Best option for gaming is no wifi at all just use ethernet.

Don't buy into the marketing hype. MESH is pretty must wifi networking for dummies. People just want to plug things in the wall and magically wifi appears everywhere. This is mostly for people that do not have ethernet ports in other rooms. They are using wifi repeaters which is really bad even for normal traffic. You now have extra wifi signals that can be interfered with causing large ping spikes which can kill games.

There is no way to prioritize game traffic over other traffic on wifi. Wifi there is no central control at all it is half duplex. All the device listen and if they don't hear anyone they feel it is fine to transmit. This does not work well when you have lots of devices. It can also not solve the problem of the neighbors signals bleeding into your house damaging your data transmissions.

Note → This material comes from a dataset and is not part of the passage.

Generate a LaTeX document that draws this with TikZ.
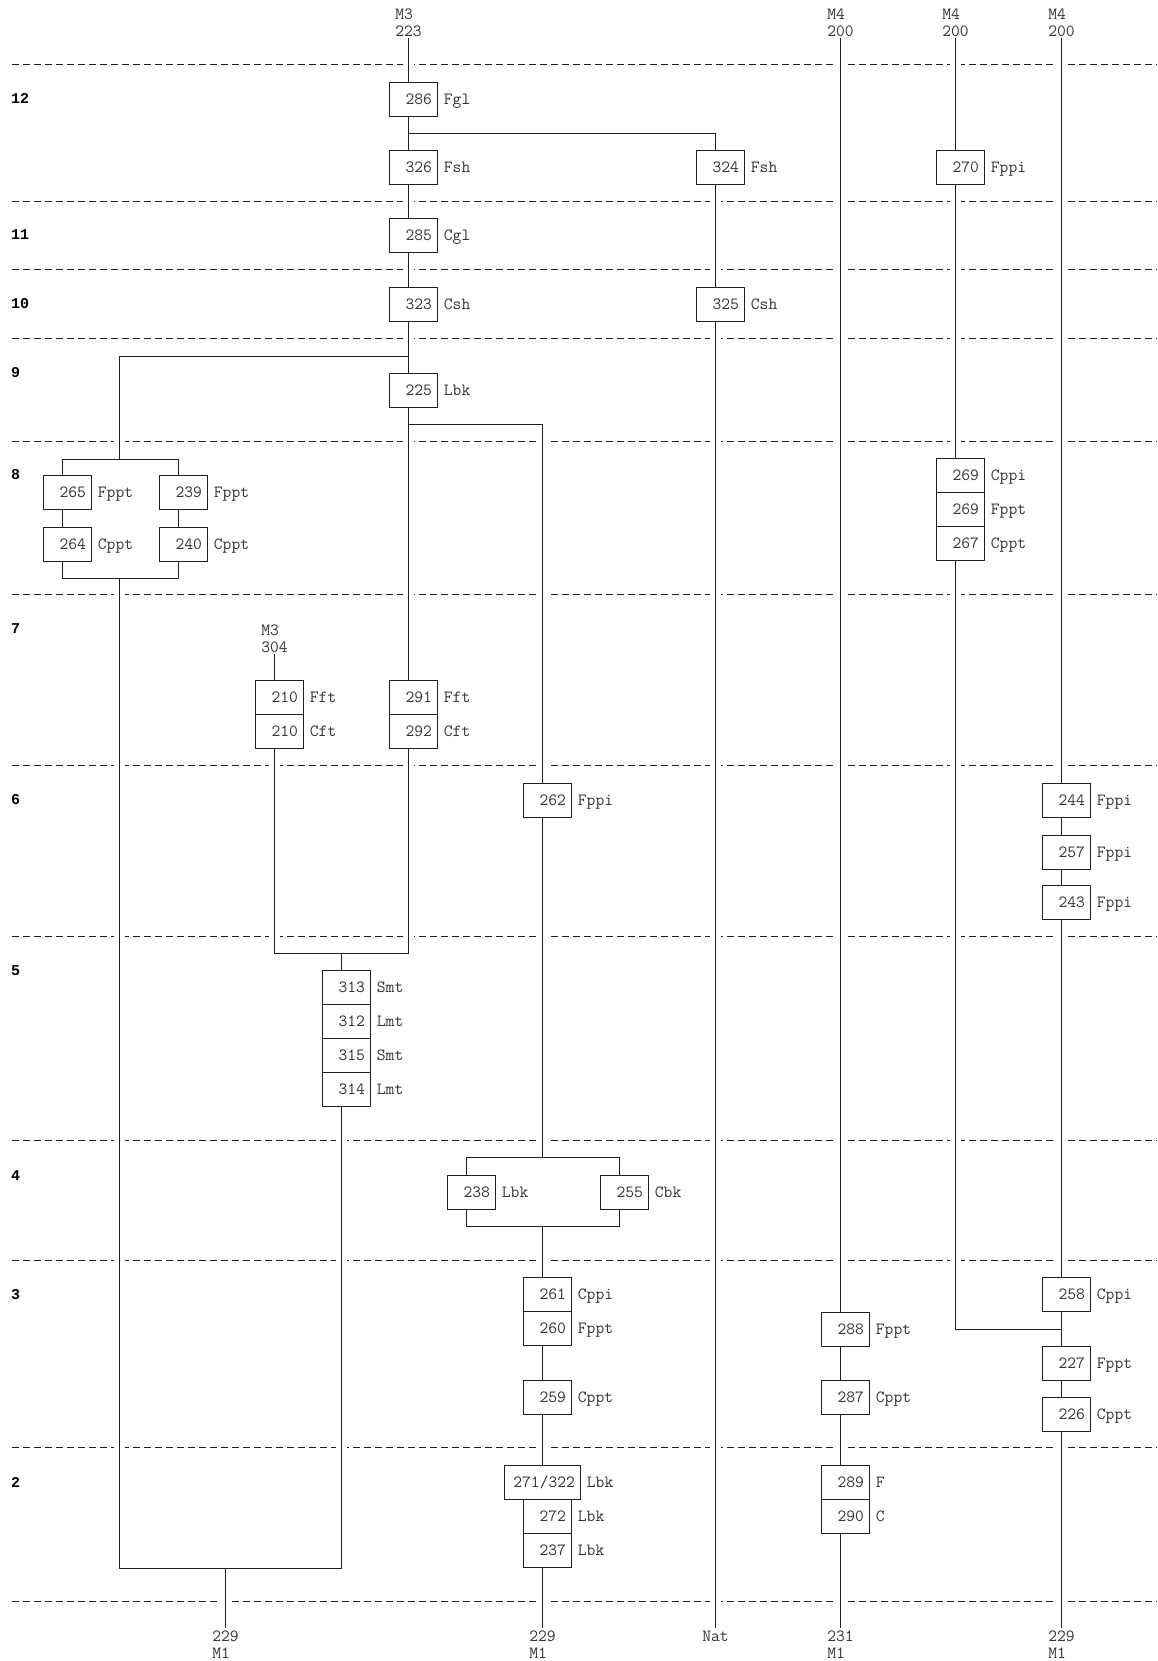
\documentclass[tikz,border=0pt]{standalone}
\usepackage{fontspec}
\newfontfamily\rowfont{Liberation Mono}
\usetikzlibrary{calc}
\pgfdeclarelayer{dashl}
\pgfdeclarelayer{halol}
\pgfdeclarelayer{wirel}
\pgfsetlayers{dashl,halol,wirel,main}
\definecolor{linec}{gray}{0.12}
\definecolor{textc}{gray}{0.2}
\newcommand\numfont{\fontsize{17.1}{17}\selectfont\ttfamily}
\tikzset{
  box/.style={draw=linec, line width=1.45pt, fill=white, minimum width=48pt, minimum height=34pt,
    inner sep=0pt, text width=37pt, align=right, font=\numfont, text=textc,
    text height=10.4pt, text depth=0pt},
  widebox/.style={box, minimum width=76pt, text width=65pt},
  lab/.style={font=\numfont, text=textc, inner sep=0pt, text height=10.4pt, text depth=0pt},
  wire/.style={draw=linec, line width=1.45pt, line cap=rect},
  halo/.style={draw=white, line width=11pt},
  gridline/.style={draw=linec, line width=1.25pt, dash pattern=on 7pt off 4pt},
  rowlab/.style={font=\rowfont\bfseries\fontsize{15}{15}\selectfont, text=black, anchor=west, inner sep=0pt},
  endlab/.style={font=\numfont, text=textc, align=left, inner sep=0pt},
}
\newcommand\bx[6][box]{\node[#1,label={[lab,name=#2l]east:#6}] (#2) at (#3,#4) {#5};}
\newcommand\vwires[1]{%
\draw[#1]
 (A0) -- (n286.north -| A0)
 (n286.south -| A0) -- (n326.north -| A0)
 (n326.south -| A0) -- (n285.north -| A0)
 (n285.south -| A0) -- (n323.north -| A0)
 (n323.south -| A0) -- (n225.north -| A0)
 (n225.south -| A0) -- (n291.north -| A0)
 (n292.south -| A0) -- (A5)
 (Bj) -- (n324.north -| Bj)
 (n324.south -| Bj) -- (n325.north -| Bj)
 (n325.south -| Bj) -- (Bend)
 (C0) -- (n288.north -| C0)
 (n288.south -| C0) -- (n287.north -| C0)
 (n287.south -| C0) -- (n289.north -| C0)
 (n290.south -| C0) -- (Cend)
 (D0) -- (n270.north -| D0)
 (n270.south -| D0) -- (n269a.north -| D0)
 (n267.south -| D0) -- (Dj)
 (E0) -- (n244.north -| E0)
 (n244.south -| E0) -- (n257.north -| E0)
 (n257.south -| E0) -- (n243.north -| E0)
 (n243.south -| E0) -- (n258.north -| E0)
 (n258.south -| E0) -- (n227.north -| E0)
 (n227.south -| E0) -- (n226.north -| E0)
 (n226.south -| E0) -- (Eend)
 (L1) -- (L2)
 (BL1) -- (n265.north -| BL1)
 (n265.south -| BL1) -- (n264.north -| BL1)
 (n264.south -| BL1) -- (BL2)
 (BR1) -- (n239.north -| BR1)
 (n239.south -| BR1) -- (n240.north -| BR1)
 (n240.south -| BR1) -- (BR2)
 (L3) -- (L4)
 (G0) -- (n210a.north -| G0)
 (n210b.south -| G0) -- (G5)
 (H5) -- (n313.north -| H5)
 (n314.south -| H5) -- (H9)
 (O1) -- (O2)
 (K0) -- (n262.north -| K0)
 (n262.south -| K0) -- (K4)
 (K4L) -- (n238.north -| K4L)
 (n238.south -| K4L) -- (K5L)
 (K4R) -- (n255.north -| K4R)
 (n255.south -| K4R) -- (K5R)
 (K5) -- (n261.north -| K5)
 (n260.south -| K5) -- (n259.north -| K5)
 (n259.south -| K5) -- (n271.north -| K5)
 (n237.south -| K5) -- (Kend);}
\begin{document}
\begin{tikzpicture}[x=1pt,y=-1pt,label distance=5.5pt]
\useasboundingbox (0,0) rectangle (1157,1661);
% coordinates
\coordinate (A0) at (408.5,39);
\coordinate (A1) at (408.5,133.5);
\coordinate (A3) at (408.5,356.5);
\coordinate (A4) at (408.5,424.5);
\coordinate (A5) at (408.5,953.5);
\coordinate (Bj) at (715.5,133.5);
\coordinate (Bend) at (715.5,1627);
\coordinate (C0) at (840.5,39);
\coordinate (Cend) at (840.5,1627);
\coordinate (D0) at (955.5,39);
\coordinate (Dj) at (955.5,1329.5);
\coordinate (E0) at (1061.5,39);
\coordinate (Ej) at (1061.5,1329.5);
\coordinate (Eend) at (1061.5,1627);
\coordinate (L1) at (119.5,356.5);
\coordinate (L2) at (119.5,459.5);
\coordinate (BL1) at (62.5,459.5);
\coordinate (BR1) at (178.5,459.5);
\coordinate (BL2) at (62.5,578.5);
\coordinate (BR2) at (178.5,578.5);
\coordinate (L3) at (119.5,578.5);
\coordinate (L4) at (119.5,1568.5);
\coordinate (G0) at (274.5,655);
\coordinate (G5) at (274.5,953.5);
\coordinate (H5) at (341.5,953.5);
\coordinate (H9) at (341.5,1568.5);
\coordinate (O1) at (225.5,1568.5);
\coordinate (O2) at (225.5,1627);
\coordinate (K0) at (542.5,424.5);
\coordinate (K4) at (542.5,1157.5);
\coordinate (K4L) at (466.5,1157.5);
\coordinate (K4R) at (619.5,1157.5);
\coordinate (K5) at (542.5,1226.5);
\coordinate (K5L) at (466.5,1226.5);
\coordinate (K5R) at (619.5,1226.5);
\coordinate (Kend) at (542.5,1627);
% boxes
\bx{n286}{413.5}{99.5}{286}{Fgl}
\bx{n326}{413.5}{167.5}{326}{Fsh}
\bx{n324}{720.5}{167.5}{324}{Fsh}
\bx{n270}{960.5}{167.5}{270}{Fppi}
\bx{n285}{413.5}{235.5}{285}{Cgl}
\bx{n323}{413.5}{304.5}{323}{Csh}
\bx{n325}{720.5}{304.5}{325}{Csh}
\bx{n225}{413.5}{390.5}{225}{Lbk}
\bx{n265}{67.5}{492.5}{265}{Fppt}
\bx{n264}{67.5}{544.5}{264}{Cppt}
\bx{n239}{183.5}{492.5}{239}{Fppt}
\bx{n240}{183.5}{544.5}{240}{Cppt}
\bx{n269a}{960.5}{475.5}{269}{Cppi}
\bx{n269b}{960.5}{509.5}{269}{Fppt}
\bx{n267}{960.5}{543.5}{267}{Cppt}
\bx{n210a}{279.5}{697.5}{210}{Fft}
\bx{n210b}{279.5}{731.5}{210}{Cft}
\bx{n291}{413.5}{697.5}{291}{Fft}
\bx{n292}{413.5}{731.5}{292}{Cft}
\bx{n262}{547.5}{800.5}{262}{Fppi}
\bx{n244}{1066.5}{800.5}{244}{Fppi}
\bx{n257}{1066.5}{852.5}{257}{Fppi}
\bx{n243}{1066.5}{902.5}{243}{Fppi}
\bx{n313}{346.5}{987.5}{313}{Smt}
\bx{n312}{346.5}{1021.5}{312}{Lmt}
\bx{n315}{346.5}{1055.5}{315}{Smt}
\bx{n314}{346.5}{1089.5}{314}{Lmt}
\bx{n238}{471.5}{1192.5}{238}{Lbk}
\bx{n255}{624.5}{1192.5}{255}{Cbk}
\bx{n261}{547.5}{1294.5}{261}{Cppi}
\bx{n260}{547.5}{1328.5}{260}{Fppt}
\bx{n259}{547.5}{1397.5}{259}{Cppt}
\bx{n288}{845.5}{1329.5}{288}{Fppt}
\bx{n287}{845.5}{1397.5}{287}{Cppt}
\bx{n258}{1066.5}{1294.5}{258}{Cppi}
\bx{n227}{1066.5}{1363.5}{227}{Fppt}
\bx{n226}{1066.5}{1414.5}{226}{Cppt}
\bx[widebox]{n271}{542.5}{1482.5}{271/322}{Lbk}
\bx{n272}{547.5}{1516.5}{272}{Lbk}
\bx{n237}{547.5}{1550.5}{237}{Lbk}
\bx{n289}{845.5}{1482.5}{289}{F}
\bx{n290}{845.5}{1516.5}{290}{C}
% end labels
\node[endlab] (tA) at (408.5,22.5) {M3\\223};
\node[endlab] (tC) at (840.5,22.5) {M4\\200};
\node[endlab] (tD) at (955.5,22.5) {M4\\200};
\node[endlab] (tE) at (1061.5,22.5) {M4\\200};
\node[endlab] (tG) at (274.5,638.5) {M3\\304};
\node[endlab] (bO) at (225.5,1644.5) {229\\M1};
\node[endlab] (bK) at (542.5,1644.5) {229\\M1};
\node[endlab] (bB) at (715.5,1636) {Nat};
\node[endlab] (bC) at (840.5,1644.5) {231\\M1};
\node[endlab] (bE) at (1061.5,1644.5) {229\\M1};
% row labels
\node[rowlab] (r12) at (11,98.5) {12};
\node[rowlab] (r11) at (11,235) {11};
\node[rowlab] (r10) at (11,304) {10};
\node[rowlab] (r9) at (11,373) {9};
\node[rowlab] (r8) at (11,474.7) {8};
\node[rowlab] (r7) at (11,629) {7};
\node[rowlab] (r6) at (11,800) {6};
\node[rowlab] (r5) at (11,970.5) {5};
\node[rowlab] (r4) at (11,1176) {4};
\node[rowlab] (r3) at (11,1294.7) {3};
\node[rowlab] (r2) at (11,1482.3) {2};
% dashed rules
\begin{pgfonlayer}{dashl}
\foreach \yy in {64.5,201.5,269.5,338.5,441.5,594.5,765.5,936.5,1140.5,1260.5,1447.5,1601.5}
  \draw[gridline] (12,\yy) -- (1157,\yy);
\end{pgfonlayer}
\begin{pgfonlayer}{halol}
\vwires{halo}
\end{pgfonlayer}
\begin{pgfonlayer}{wirel}
\vwires{wire}
\draw[wire] (A1) -- (Bj);
\draw[wire] (A3) -- (L1);
\draw[wire] (A4) -- (K0);
\draw[wire] (BL1) -- (BR1);
\draw[wire] (BL2) -- (BR2);
\draw[wire] (G5) -- (A5);
\draw[wire] (L4) -- (H9);
\draw[wire] (K4L) -- (K4R);
\draw[wire] (K5L) -- (K5R);
\draw[wire] (Dj) -- (Ej);
\end{pgfonlayer}
\end{tikzpicture}
\end{document}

Bottom line never use wifi for gaming it is different than any other application. Other applications are not affected by tiny random delays like games are.

So called "gaming" routers are also mostly marketing hype. Maybe they should put some pretty RGB leds on it to make it go faster. There are 2 feature so called gaming routers have. The first is a form of VPN to special gaming vpn providers. They claim this can reduce the latency. It technically never should since VPN adds overhead but for some rare people, mostly in asia, the vpn may have access to a better fiber path than the normal network. There is of course a extra monthly fee to use these services.

The other feature a gaming router has is some QoS for dummies. It is a preconfigured settings that favor traffic to certain ip or ports. This is basically paying someone to configure your router rather than you do it yourself. BUT it all doesn't matter in your case. QoS only functions where there is a data queue. A choice must be made as to which data to send and which to delay or discard. You only get data queues when you have tried to send more data than will fit. If you are over using a gigabit connection you have much worse issues than gaming ping times to deal with.

So buy a good router for your main router. Use the ethernet wall jacks to connect your gaming and other equipment that needs good performance. You can hook AP to the ethernet ports to extend the wifi in your house. If you need multiple ethernet ports in the remote rooms just buy a cheap switch
 
Are you able to get wires to the gaming pcs and anything else doing large downloads?
Are there any clients that need wifi speeds > 100Mbs? Mostly high end stuff has good wifi. laptops, expensive smartphones, etc.

If you can wire everything that needs a fast connection then the wifi just needs to be fast enough for web browsing and social media etc. You won't notice a huge difference loading small amounts of data if you have 100Mbs wifi compared to 600Mbs.

mesh wifi is a last resort if you can't run ethernet to access points.

If ATT provides a router it's likely fast enough for 1Gbs. No need to buy another. Many can't actually NAT at those speeds so be careful adding one. You won't be able to run QoS or VPN from a router on 1Gbs either. you would have to build an machine with an i3, i5, or xeon E.